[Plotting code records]
· · · · ·

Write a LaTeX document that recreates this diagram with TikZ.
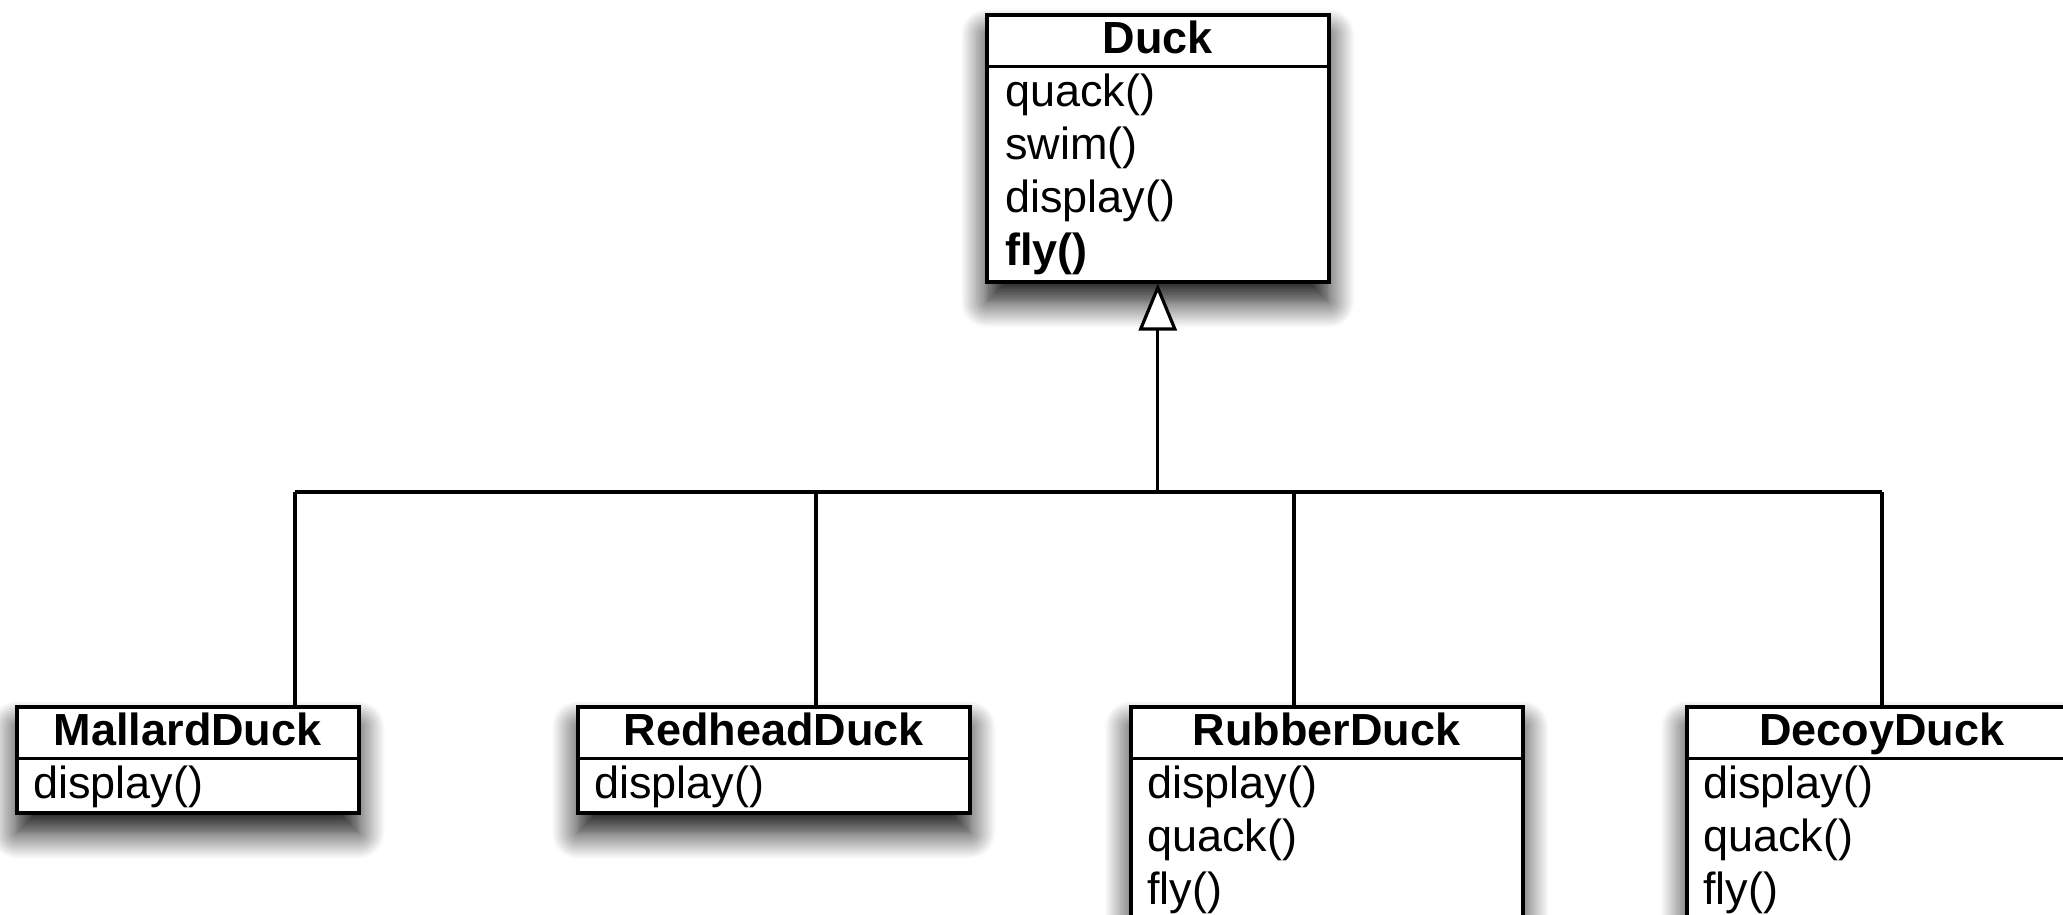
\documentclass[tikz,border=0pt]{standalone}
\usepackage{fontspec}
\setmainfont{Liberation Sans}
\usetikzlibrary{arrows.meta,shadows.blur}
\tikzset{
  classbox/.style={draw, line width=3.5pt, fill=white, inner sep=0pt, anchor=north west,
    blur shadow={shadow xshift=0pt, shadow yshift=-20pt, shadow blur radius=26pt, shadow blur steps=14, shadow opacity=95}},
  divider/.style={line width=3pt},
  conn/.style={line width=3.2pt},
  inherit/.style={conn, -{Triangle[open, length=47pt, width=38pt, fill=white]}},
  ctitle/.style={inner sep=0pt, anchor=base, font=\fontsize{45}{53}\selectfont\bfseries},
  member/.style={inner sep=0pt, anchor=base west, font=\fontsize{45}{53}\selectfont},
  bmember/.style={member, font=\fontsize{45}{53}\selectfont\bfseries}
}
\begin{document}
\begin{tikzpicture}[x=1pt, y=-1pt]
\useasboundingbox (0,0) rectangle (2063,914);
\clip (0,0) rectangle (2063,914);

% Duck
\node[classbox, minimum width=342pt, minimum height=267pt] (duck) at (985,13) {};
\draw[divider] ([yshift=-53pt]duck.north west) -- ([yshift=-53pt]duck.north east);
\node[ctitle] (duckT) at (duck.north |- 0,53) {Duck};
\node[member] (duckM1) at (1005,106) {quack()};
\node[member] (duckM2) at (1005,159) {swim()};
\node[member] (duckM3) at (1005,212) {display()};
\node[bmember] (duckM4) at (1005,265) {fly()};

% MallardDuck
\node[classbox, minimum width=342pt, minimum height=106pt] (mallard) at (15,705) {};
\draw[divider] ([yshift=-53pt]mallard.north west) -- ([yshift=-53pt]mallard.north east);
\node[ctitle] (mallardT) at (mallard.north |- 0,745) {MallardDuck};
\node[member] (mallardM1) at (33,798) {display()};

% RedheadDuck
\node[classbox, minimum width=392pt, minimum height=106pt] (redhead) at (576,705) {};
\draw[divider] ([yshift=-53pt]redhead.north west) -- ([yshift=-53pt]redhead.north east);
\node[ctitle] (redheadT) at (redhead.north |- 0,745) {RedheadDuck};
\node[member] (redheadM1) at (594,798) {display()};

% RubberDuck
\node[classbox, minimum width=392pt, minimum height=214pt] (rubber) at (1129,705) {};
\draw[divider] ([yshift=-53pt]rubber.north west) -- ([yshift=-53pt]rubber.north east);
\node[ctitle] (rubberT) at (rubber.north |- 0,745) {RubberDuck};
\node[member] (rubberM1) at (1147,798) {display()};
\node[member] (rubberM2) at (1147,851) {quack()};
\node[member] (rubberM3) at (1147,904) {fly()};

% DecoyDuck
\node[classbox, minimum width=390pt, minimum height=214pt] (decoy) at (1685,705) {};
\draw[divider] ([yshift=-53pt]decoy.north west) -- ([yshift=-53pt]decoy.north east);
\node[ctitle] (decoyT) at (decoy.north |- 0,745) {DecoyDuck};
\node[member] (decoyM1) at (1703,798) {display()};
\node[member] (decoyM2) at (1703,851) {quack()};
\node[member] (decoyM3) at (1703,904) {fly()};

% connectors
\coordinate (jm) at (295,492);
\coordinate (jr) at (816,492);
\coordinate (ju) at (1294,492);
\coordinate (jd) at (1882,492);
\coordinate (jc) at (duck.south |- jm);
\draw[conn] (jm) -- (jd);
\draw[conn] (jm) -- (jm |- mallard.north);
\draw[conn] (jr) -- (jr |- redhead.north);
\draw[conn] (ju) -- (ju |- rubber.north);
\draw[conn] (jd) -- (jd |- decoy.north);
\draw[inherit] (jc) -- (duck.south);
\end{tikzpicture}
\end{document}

· · · · ·

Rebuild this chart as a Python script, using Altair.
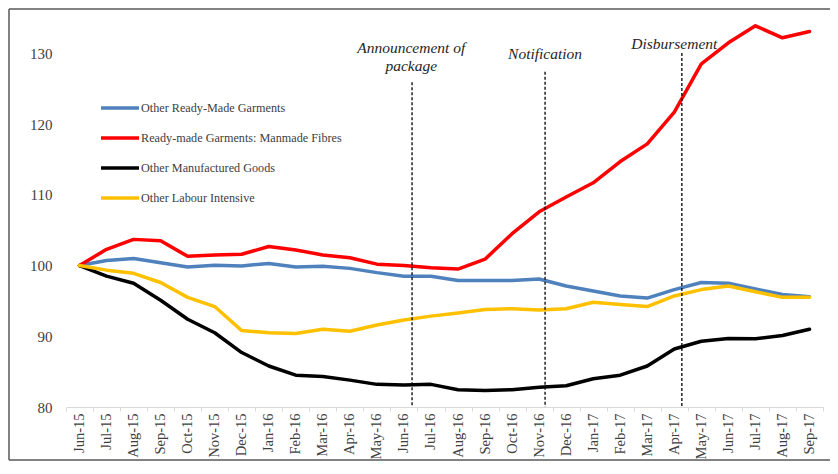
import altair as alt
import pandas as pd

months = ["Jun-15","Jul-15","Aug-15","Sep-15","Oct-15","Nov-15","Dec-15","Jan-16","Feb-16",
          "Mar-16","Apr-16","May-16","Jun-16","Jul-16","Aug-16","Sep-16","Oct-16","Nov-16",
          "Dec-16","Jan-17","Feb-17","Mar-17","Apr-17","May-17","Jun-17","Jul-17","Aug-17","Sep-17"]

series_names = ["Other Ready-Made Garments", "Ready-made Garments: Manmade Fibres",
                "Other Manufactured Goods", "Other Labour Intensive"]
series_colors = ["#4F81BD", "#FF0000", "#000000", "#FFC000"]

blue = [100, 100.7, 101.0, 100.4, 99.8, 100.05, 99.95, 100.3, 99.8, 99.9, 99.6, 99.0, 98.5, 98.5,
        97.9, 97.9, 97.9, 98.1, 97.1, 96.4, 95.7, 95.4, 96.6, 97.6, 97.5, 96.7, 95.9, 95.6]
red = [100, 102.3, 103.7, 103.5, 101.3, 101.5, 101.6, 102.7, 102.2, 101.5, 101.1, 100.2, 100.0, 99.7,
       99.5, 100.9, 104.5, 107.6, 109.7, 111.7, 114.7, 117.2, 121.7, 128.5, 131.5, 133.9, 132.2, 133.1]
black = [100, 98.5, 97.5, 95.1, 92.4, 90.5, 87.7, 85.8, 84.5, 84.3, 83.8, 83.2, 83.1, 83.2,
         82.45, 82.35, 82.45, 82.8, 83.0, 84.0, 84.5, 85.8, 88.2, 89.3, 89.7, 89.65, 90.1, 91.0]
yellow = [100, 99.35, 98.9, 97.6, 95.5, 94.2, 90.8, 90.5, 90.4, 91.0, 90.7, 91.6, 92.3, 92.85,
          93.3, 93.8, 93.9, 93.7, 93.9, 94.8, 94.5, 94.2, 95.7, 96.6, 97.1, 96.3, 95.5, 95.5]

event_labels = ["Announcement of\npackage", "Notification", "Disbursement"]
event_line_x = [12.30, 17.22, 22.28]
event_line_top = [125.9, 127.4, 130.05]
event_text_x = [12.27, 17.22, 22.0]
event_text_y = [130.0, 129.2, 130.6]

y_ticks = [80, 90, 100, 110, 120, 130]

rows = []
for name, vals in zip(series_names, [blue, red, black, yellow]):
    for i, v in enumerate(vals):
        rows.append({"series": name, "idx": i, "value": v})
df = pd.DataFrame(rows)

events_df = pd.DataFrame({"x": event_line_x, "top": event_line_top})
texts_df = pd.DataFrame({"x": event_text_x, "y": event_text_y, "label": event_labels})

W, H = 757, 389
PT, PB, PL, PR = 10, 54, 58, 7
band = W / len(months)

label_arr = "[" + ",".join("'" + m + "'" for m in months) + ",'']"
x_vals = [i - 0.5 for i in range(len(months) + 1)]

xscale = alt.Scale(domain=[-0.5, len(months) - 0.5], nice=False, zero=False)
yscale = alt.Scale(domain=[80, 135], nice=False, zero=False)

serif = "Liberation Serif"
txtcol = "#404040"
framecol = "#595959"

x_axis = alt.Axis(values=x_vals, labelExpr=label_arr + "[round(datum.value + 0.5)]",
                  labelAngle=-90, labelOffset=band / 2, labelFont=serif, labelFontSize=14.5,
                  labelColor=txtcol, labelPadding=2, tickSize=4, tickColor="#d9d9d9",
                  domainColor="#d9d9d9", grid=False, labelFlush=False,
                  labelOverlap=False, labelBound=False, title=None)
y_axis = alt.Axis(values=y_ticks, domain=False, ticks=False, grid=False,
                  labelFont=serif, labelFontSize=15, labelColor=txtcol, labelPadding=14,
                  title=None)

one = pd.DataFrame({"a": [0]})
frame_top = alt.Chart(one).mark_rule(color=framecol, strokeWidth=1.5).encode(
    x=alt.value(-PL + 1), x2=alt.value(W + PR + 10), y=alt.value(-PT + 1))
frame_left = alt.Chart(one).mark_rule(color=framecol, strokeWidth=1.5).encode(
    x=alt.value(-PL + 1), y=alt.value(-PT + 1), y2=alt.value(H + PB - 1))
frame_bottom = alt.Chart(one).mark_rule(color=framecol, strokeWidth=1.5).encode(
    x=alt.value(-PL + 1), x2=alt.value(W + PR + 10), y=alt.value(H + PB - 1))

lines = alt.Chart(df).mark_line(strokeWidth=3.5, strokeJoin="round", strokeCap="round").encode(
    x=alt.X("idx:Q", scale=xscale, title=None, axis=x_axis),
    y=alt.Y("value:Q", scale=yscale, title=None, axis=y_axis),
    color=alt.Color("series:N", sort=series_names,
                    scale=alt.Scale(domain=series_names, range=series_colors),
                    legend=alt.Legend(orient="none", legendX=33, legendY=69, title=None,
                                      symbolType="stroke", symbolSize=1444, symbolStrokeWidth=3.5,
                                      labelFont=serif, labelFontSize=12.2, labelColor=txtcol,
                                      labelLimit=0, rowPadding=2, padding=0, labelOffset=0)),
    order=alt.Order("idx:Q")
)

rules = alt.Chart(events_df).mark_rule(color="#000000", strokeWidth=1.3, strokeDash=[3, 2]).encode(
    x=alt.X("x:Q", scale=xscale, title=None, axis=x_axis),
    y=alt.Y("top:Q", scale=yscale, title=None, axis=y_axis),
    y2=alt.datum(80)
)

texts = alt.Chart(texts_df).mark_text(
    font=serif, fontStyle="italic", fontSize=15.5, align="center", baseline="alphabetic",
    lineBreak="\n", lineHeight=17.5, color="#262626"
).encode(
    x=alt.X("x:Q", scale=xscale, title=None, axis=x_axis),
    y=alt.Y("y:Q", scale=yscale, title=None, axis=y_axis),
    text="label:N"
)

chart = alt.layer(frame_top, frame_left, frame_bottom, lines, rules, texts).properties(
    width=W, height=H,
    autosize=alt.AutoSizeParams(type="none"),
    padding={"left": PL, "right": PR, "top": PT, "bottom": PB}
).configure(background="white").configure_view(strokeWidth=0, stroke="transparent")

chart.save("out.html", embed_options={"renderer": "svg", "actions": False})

· · · · ·

| Objective |
Locate each line with the word "this" and copy it.

| Full output |
Write a LaTeX document that recreates this diagram with TikZ.
Rebuild this chart as a Python script, using Altair.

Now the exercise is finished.